Car-to-Car with Lectro’s SMV

   Recently, I was on a shoot following bounty hunters around a city every night for about 10 days. Both cars worked together, with two hunters in each. Each car had a camera operator inside,  and both “hunters” were mic’d with Lectro SMV’s , transmitting directly to an SRb 2-channel receiver on the camera. 

    Camera mic was on channel 3/4.  Now the fun part–   a plant mic was placed in the car’s headliner dead center, and fed to an external SMv transmitter on each car. Both SMv’s at 250mw full power, and taking 12 volts  from each car’s cigar lighter. Our follow vehicle had two Lectro SNA-600 dipoles mounted about 12″ above the roof on fiberglass poles, feeding a Venue Field inside the van. The Field received the 4 officer’s wireless, & the two plant mic wireless.  

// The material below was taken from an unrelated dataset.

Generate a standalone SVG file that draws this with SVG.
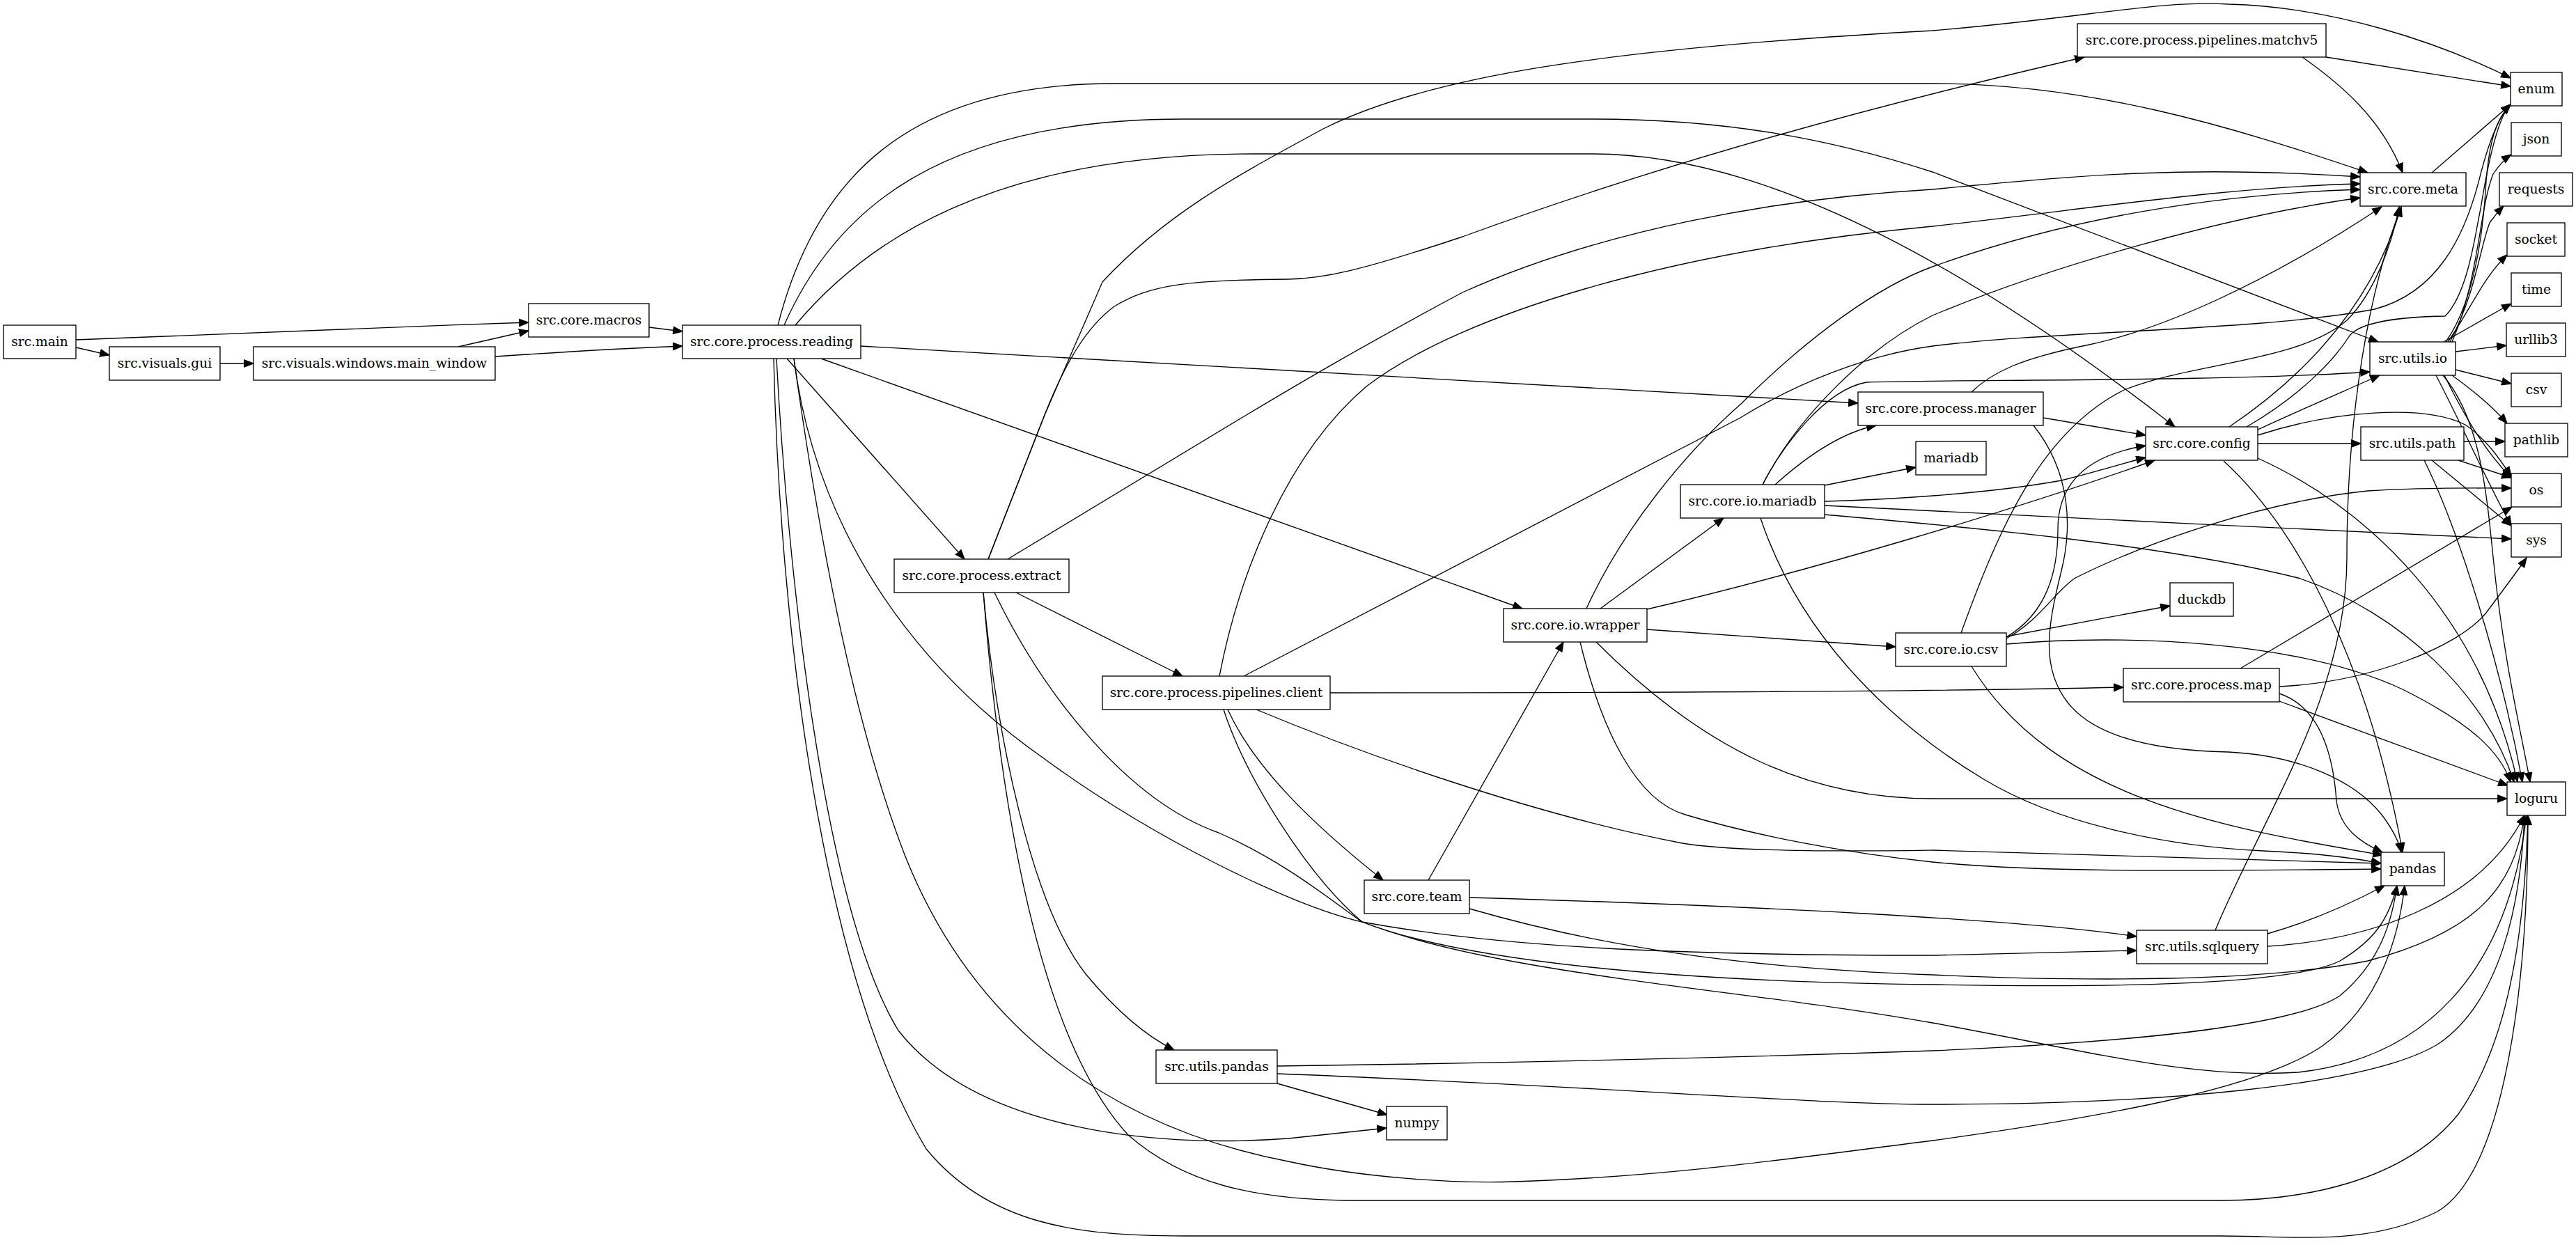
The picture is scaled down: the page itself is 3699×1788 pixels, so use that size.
<svg xmlns="http://www.w3.org/2000/svg" width="3699" height="1788" viewBox="0 0 3699 1788">
<defs>
<marker id="a" markerWidth="16" markerHeight="14" refX="14" refY="6" orient="auto" markerUnits="userSpaceOnUse"><path d="M0.7,0.8 L14,6 L0.7,11.2 z" fill="#000" stroke="#000" stroke-width="1.2"/></marker>
<style>
.n rect{fill:#fff;stroke:#000;stroke-width:1.33}
.n text{font-family:"DejaVu Serif","Liberation Serif",serif;font-size:18.67px;text-anchor:middle;fill:#000}
#edges path{fill:none;stroke:#000;stroke-width:1.33;marker-end:url(#a)}
</style>
</defs>
<rect width="3699" height="1788" fill="#fff"/>
<g id="edges">
<path d="M109,488 C350,478 550,470 759,463"/>
<path d="M109,499 L157,510"/>
<path d="M316,522 L364,522"/>
<path d="M658,498 L759,475"/>
<path d="M711,512 C800,506 900,500 980,497"/>
<path d="M932,470 L980,476"/>
<path d="M1117,467 C1170,260 1300,120 1600,120 L2775,120 C3000,120 3200,180 3400,248"/>
<path d="M1126,467 C1200,300 1350,171 1700,171 L2287,171 C2480,171 2630,200 2775,247 L3415,491"/>
<path d="M1142,467 C1240,350 1420,221 1800,221 L2287,221 C2550,221 2850,400 3123,613"/>
<path d="M1236,497 L2668,579"/>
<path d="M1130,515 L1385,803"/>
<path d="M1179,515 L2186,874"/>
<path d="M1115,515 C1130,800 1180,1300 1290,1480 C1400,1620 1650,1650 1850,1635 L1991,1620"/>
<path d="M1111,515 C1120,900 1180,1400 1330,1650 C1420,1760 1550,1775 1700,1775 L3188,1775 C3300,1775 3400,1790 3500,1740 C3600,1680 3630,1400 3630,1171"/>
<path d="M1140,515 C1180,800 1230,1050 1300,1230 C1400,1480 1600,1620 1850,1668 C1950,1690 2080,1700 2174,1697 C2400,1690 2600,1660 2775,1638 C3050,1600 3250,1560 3335,1502 C3420,1440 3445,1340 3453,1272"/>
<path d="M1140,515 C1170,750 1300,950 1500,1090 C1650,1200 1850,1300 1956,1324 C2150,1360 2400,1372 2775,1372 L3068,1365"/>
<path d="M1419,803 L1500,596 L1583,405 C1680,300 1800,240 1900,185 C2050,110 2300,70 2775,44 C3000,25 3100,0 3200,6 C3350,10 3500,60 3605,112"/>
<path d="M1419,803 L1500,596 C1530,520 1560,470 1600,440 C1650,410 1700,402 1850,401 C1900,400 1950,390 2100,340 C2400,230 2700,150 2993,82"/>
<path d="M1447,803 L1783,600 C1850,560 1950,500 2100,420 C2300,330 2550,285 2775,272 C3000,250 3150,238 3389,254"/>
<path d="M1459,851 L1698,971"/>
<path d="M1412,851 C1430,1050 1480,1300 1560,1400 C1610,1460 1650,1490 1686,1508"/>
<path d="M1412,851 C1440,1200 1500,1500 1620,1630 C1700,1700 1800,1722 1933,1724 L3188,1724 C3300,1724 3450,1700 3530,1600 C3600,1500 3625,1350 3630,1171"/>
<path d="M1428,851 C1500,1000 1620,1150 1750,1196 C1850,1240 1920,1300 1956,1324 C2100,1380 2400,1410 2775,1414 C3100,1420 3300,1410 3360,1380 C3410,1350 3430,1320 3442,1272"/>
<path d="M1751,971 C1780,820 1850,650 1962,555 C2100,450 2400,360 2775,325 C3000,300 3200,268 3389,264"/>
<path d="M1786,971 L2499,600 C2580,550 2680,510 2775,497 C2950,475 3250,475 3410,444 C3500,420 3540,340 3562,250 C3575,200 3590,165 3605,150"/>
<path d="M1910,995 C2400,995 2775,993 3049,987"/>
<path d="M1763,1019 C1800,1100 1880,1180 1986,1264"/>
<path d="M1804,1019 C1950,1080 2200,1170 2416,1211 C2500,1225 2700,1222 2775,1221 L3419,1240"/>
<path d="M1757,1019 C1790,1120 1880,1260 1956,1324 C2150,1400 2500,1420 2775,1469 C3000,1510 3150,1550 3300,1540 C3480,1520 3600,1400 3628,1171"/>
<path d="M2278,874 C2330,760 2420,650 2500,580 C2600,480 2700,410 2775,383 C2950,320 3150,280 3389,272"/>
<path d="M2298,874 L2475,744"/>
<path d="M2365,875 C2600,820 2900,730 3094,661"/>
<path d="M2365,904 L2722,929"/>
<path d="M2269,922 C2300,1050 2350,1150 2420,1170 C2520,1200 2650,1225 2775,1238 C2950,1255 3200,1250 3419,1248"/>
<path d="M2292,922 C2450,1080 2600,1147 2775,1147 L3600,1147"/>
<path d="M2051,1264 L2245,922"/>
<path d="M2110,1289 C2500,1300 2900,1320 3068,1345"/>
<path d="M2110,1305 C2300,1360 2500,1390 2775,1400 C3000,1410 3250,1410 3400,1380 C3550,1340 3610,1280 3625,1171"/>
<path d="M2531,696 C2560,640 2620,560 2680,549 C2800,545 3200,548 3403,534"/>
<path d="M2531,696 C2580,600 2680,500 2775,453 C2950,380 3200,310 3389,284"/>
<path d="M2549,696 C2600,650 2650,620 2694,611"/>
<path d="M2620,697 L2751,671"/>
<path d="M2620,720 C2700,718 2850,710 2960,690 C3020,675 3050,665 3081,657"/>
<path d="M2620,726 C2900,740 3300,760 3606,774"/>
<path d="M2620,739 C2800,755 3100,780 3300,830 C3450,880 3570,1000 3610,1123"/>
<path d="M2528,744 C2580,900 2700,1030 2850,1120 C2950,1180 3100,1215 3250,1222 C3320,1225 3380,1232 3419,1240"/>
<path d="M2831,563 C2860,535 2900,515 3000,495 C3100,474 3250,410 3420,297"/>
<path d="M2934,600 L3081,625"/>
<path d="M2920,611 C2975,680 2975,760 2960,820 C2940,900 2930,960 2970,1010 C3010,1060 3100,1078 3200,1080 C3300,1085 3380,1120 3420,1170 C3435,1190 3445,1210 3448,1224"/>
<path d="M2816,909 C2870,760 2930,620 3050,560 C3150,520 3300,520 3370,460 C3410,420 3435,350 3445,297"/>
<path d="M2881,915 C2940,880 2955,820 2955,760 C2955,700 2990,655 3081,640"/>
<path d="M2881,917 C2930,890 2950,850 2980,830 C3080,780 3250,720 3400,705 C3480,700 3550,701 3606,701"/>
<path d="M2881,914 L3116,870"/>
<path d="M2881,925 C3050,910 3300,920 3450,990 C3550,1040 3590,1080 3605,1123"/>
<path d="M2831,957 C2950,1150 3200,1190 3421,1228"/>
<path d="M3217,960 L3607,728"/>
<path d="M3273,986 C3400,980 3530,930 3570,880 C3600,840 3615,820 3628,801"/>
<path d="M3273,996 C3330,1015 3350,1080 3355,1150 C3360,1190 3390,1210 3421,1224"/>
<path d="M3273,1007 L3601,1128"/>
<path d="M3201,613 C3280,560 3400,460 3448,297"/>
<path d="M3226,613 C3300,570 3350,520 3374,482 C3390,462 3450,455 3511,454 C3545,420 3555,330 3562,300 C3570,250 3585,170 3605,150"/>
<path d="M3242,637 L3390,637"/>
<path d="M3242,617 C3300,590 3370,560 3417,539"/>
<path d="M3242,625 C3350,590 3480,580 3540,610 C3570,630 3590,660 3606,684"/>
<path d="M3193,662 C3300,760 3400,950 3450,1224"/>
<path d="M3242,658 C3400,730 3560,880 3615,1123"/>
<path d="M3181,1336 C3250,1170 3370,1000 3370,800 C3370,600 3400,420 3448,297"/>
<path d="M3256,1341 C3330,1320 3390,1290 3424,1272"/>
<path d="M3256,1359 C3400,1350 3560,1300 3625,1171"/>
<path d="M1834,1531 C2300,1525 2600,1515 2775,1509 C3100,1495 3300,1470 3360,1430 C3420,1380 3435,1320 3442,1272"/>
<path d="M1834,1542 C2300,1560 2600,1586 2775,1586 C3100,1586 3400,1560 3500,1500 C3590,1440 3620,1300 3625,1171"/>
<path d="M1834,1556 L1992,1601"/>
<path d="M3340,82 L3605,124"/>
<path d="M3306,82 C3360,120 3420,170 3450,248"/>
<path d="M3492,248 L3605,150"/>
<path d="M3538,634 L3597,634"/>
<path d="M3530,661 L3606,686"/>
<path d="M3492,661 L3606,755"/>
<path d="M3481,661 C3530,760 3590,950 3622,1123"/>
<path d="M3512,491 C3555,430 3566,330 3570,260 C3575,200 3585,170 3605,150"/>
<path d="M3521,491 C3560,400 3560,300 3580,250 C3590,235 3597,228 3606,222"/>
<path d="M3518,491 C3555,420 3560,360 3575,320 C3582,310 3588,303 3595,296"/>
<path d="M3515,491 C3550,440 3565,400 3600,366"/>
<path d="M3509,491 L3606,436"/>
<path d="M3526,505 L3599,496"/>
<path d="M3526,531 L3606,551"/>
<path d="M3521,539 C3550,560 3580,585 3600,608"/>
<path d="M3510,539 C3540,600 3570,650 3606,686"/>
<path d="M3498,539 C3540,620 3570,690 3606,755"/>
<path d="M3508,539 C3560,600 3570,700 3580,800 C3595,950 3620,1050 3633,1123"/>
</g>
<g id="main" class="n"><rect x="5" y="467" width="104" height="48"/><text x="57" y="497">src.main</text></g>
<g id="gui" class="n"><rect x="157" y="498" width="159" height="48"/><text x="236.5" y="528">src.visuals.gui</text></g>
<g id="main_window" class="n"><rect x="364" y="498" width="347" height="48"/><text x="537.5" y="528">src.visuals.windows.main_window</text></g>
<g id="macros" class="n"><rect x="759" y="436" width="173" height="48"/><text x="845.5" y="466">src.core.macros</text></g>
<g id="reading" class="n"><rect x="980" y="467" width="256" height="48"/><text x="1108" y="497">src.core.process.reading</text></g>
<g id="matchv5" class="n"><rect x="2983" y="34" width="357" height="48"/><text x="3161.5" y="64">src.core.process.pipelines.matchv5</text></g>
<g id="enum" class="n"><rect x="3605" y="104" width="74" height="48"/><text x="3642" y="134">enum</text></g>
<g id="json" class="n"><rect x="3606" y="176" width="72" height="48"/><text x="3642" y="206">json</text></g>
<g id="requests" class="n"><rect x="3589" y="248" width="105" height="48"/><text x="3641.5" y="278">requests</text></g>
<g id="socket" class="n"><rect x="3600" y="320" width="83" height="48"/><text x="3641.5" y="350">socket</text></g>
<g id="time" class="n"><rect x="3606" y="392" width="72" height="48"/><text x="3642" y="422">time</text></g>
<g id="urllib3" class="n"><rect x="3599" y="464" width="85" height="48"/><text x="3641.5" y="494">urllib3</text></g>
<g id="csv" class="n"><rect x="3606" y="536" width="72" height="48"/><text x="3642" y="566">csv</text></g>
<g id="meta" class="n"><rect x="3389" y="248" width="152" height="48"/><text x="3465" y="278">src.core.meta</text></g>
<g id="utils_io" class="n"><rect x="3403" y="491" width="123" height="48"/><text x="3464.5" y="521">src.utils.io</text></g>
<g id="manager" class="n"><rect x="2668" y="563" width="266" height="48"/><text x="2801" y="593">src.core.process.manager</text></g>
<g id="config" class="n"><rect x="3081" y="613" width="161" height="48"/><text x="3161.5" y="643">src.core.config</text></g>
<g id="utils_path" class="n"><rect x="3390" y="613" width="148" height="48"/><text x="3464" y="643">src.utils.path</text></g>
<g id="pathlib" class="n"><rect x="3597" y="608" width="90" height="48"/><text x="3642" y="638">pathlib</text></g>
<g id="os" class="n"><rect x="3606" y="680" width="72" height="48"/><text x="3642" y="710">os</text></g>
<g id="sys" class="n"><rect x="3606" y="752" width="72" height="48"/><text x="3642" y="782">sys</text></g>
<g id="mariadb" class="n"><rect x="2751" y="634" width="101" height="48"/><text x="2801.5" y="664">mariadb</text></g>
<g id="io_mariadb" class="n"><rect x="2413" y="696" width="207" height="48"/><text x="2516.5" y="726">src.core.io.mariadb</text></g>
<g id="duckdb" class="n"><rect x="3116" y="837" width="91" height="48"/><text x="3161.5" y="867">duckdb</text></g>
<g id="extract" class="n"><rect x="1284" y="803" width="251" height="48"/><text x="1409.5" y="833">src.core.process.extract</text></g>
<g id="wrapper" class="n"><rect x="2159" y="874" width="206" height="48"/><text x="2262" y="904">src.core.io.wrapper</text></g>
<g id="io_csv" class="n"><rect x="2722" y="909" width="159" height="48"/><text x="2801.5" y="939">src.core.io.csv</text></g>
<g id="client" class="n"><rect x="1583" y="971" width="327" height="48"/><text x="1746.5" y="1001">src.core.process.pipelines.client</text></g>
<g id="map" class="n"><rect x="3049" y="960" width="224" height="48"/><text x="3161" y="990">src.core.process.map</text></g>
<g id="loguru" class="n"><rect x="3600" y="1123" width="84" height="48"/><text x="3642" y="1153">loguru</text></g>
<g id="pandas" class="n"><rect x="3419" y="1224" width="91" height="48"/><text x="3464.5" y="1254">pandas</text></g>
<g id="team" class="n"><rect x="1959" y="1264" width="151" height="48"/><text x="2034.5" y="1294">src.core.team</text></g>
<g id="sqlquery" class="n"><rect x="3068" y="1336" width="188" height="48"/><text x="3162" y="1366">src.utils.sqlquery</text></g>
<g id="utils_pandas" class="n"><rect x="1660" y="1508" width="174" height="48"/><text x="1747" y="1538">src.utils.pandas</text></g>
<g id="numpy" class="n"><rect x="1991" y="1589" width="87" height="48"/><text x="2034.5" y="1619">numpy</text></g>
</svg>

Rubber band pulls transmit antenna away from car to maximze range. Fixed to glass with heavy-duty Velcro.
Transmitter  then covered in gaff tape 
Follow vehicle SNA-600 antennas fed a Lectrosonics Venue Field inside. 


On the road, the follow vehicle could reliably  hear those plant mics  up to 1/2 mile away from the hunter cars-  sometimes more in the countryside!  In the city, we would routinely loose the cars in traffic, but could usually still hear them.   This made for great follow vehicle IFB, & two clear recorded tracks of car interior when bad guys were loaded in the car. 

-by Pete Verrando

Lectrosonics New SRb Receiver Antenna Distro WTF

When Lectrosonics released their SR, a dual channel wireless receiver, sound mixers seized the opportunity to load unprecedented piles of these receivers in their sound bags.  The SR’s original design, however, and a host of RF interference issues from neighboring gear in their “bags”, left sound guys scratching their heads.
These receivers were supposed to be equivalent in performance to Lectro’s 401 receivers. Except they weren’t. And they were even farther away in RF performance from Lectro’s top line 411a.
The SR receivers were less sensitive than the 401’s, meaning reduced working distance from the transmitters. And in UHF, working distance is not a linear thing. One could have excellent reception at 40 feet, then the signal disappears at 42 feet !
Those guys who invested heavily in the first SRa’s (version with removable antennas) were forced to load their packages down with RF amplifiers and gain-based antennas, to overcome the range issue. Basically, they force-fed amplified signals into the SRa’s antenna jacks. Which creates another bunch of problems, but what the hell.
Gavage for the SRa Receiver
Months later, Lectro re-designs the RF board of the SR, bringing the RF performance much closer to the original claims. The SRb was introduced, and Lectro has a very generous upgrade policy for all those hapless mixers who invested heavily in the SRa.
However, now you have guys with piles of antennas, amplifiers, and combiners in their package. And they are chomping at the bit to plug that mess into their SRb’s.
Now, that the SRb is a more sensitive receiver, and I bet it is not going to like all that amplified RF being force-fed into the antenna jacks.  The SRb is a much-improved design, but physics is physics, and receivers will squawk like a goose destined for Foie Gras when fed too much RF.  Wait and see.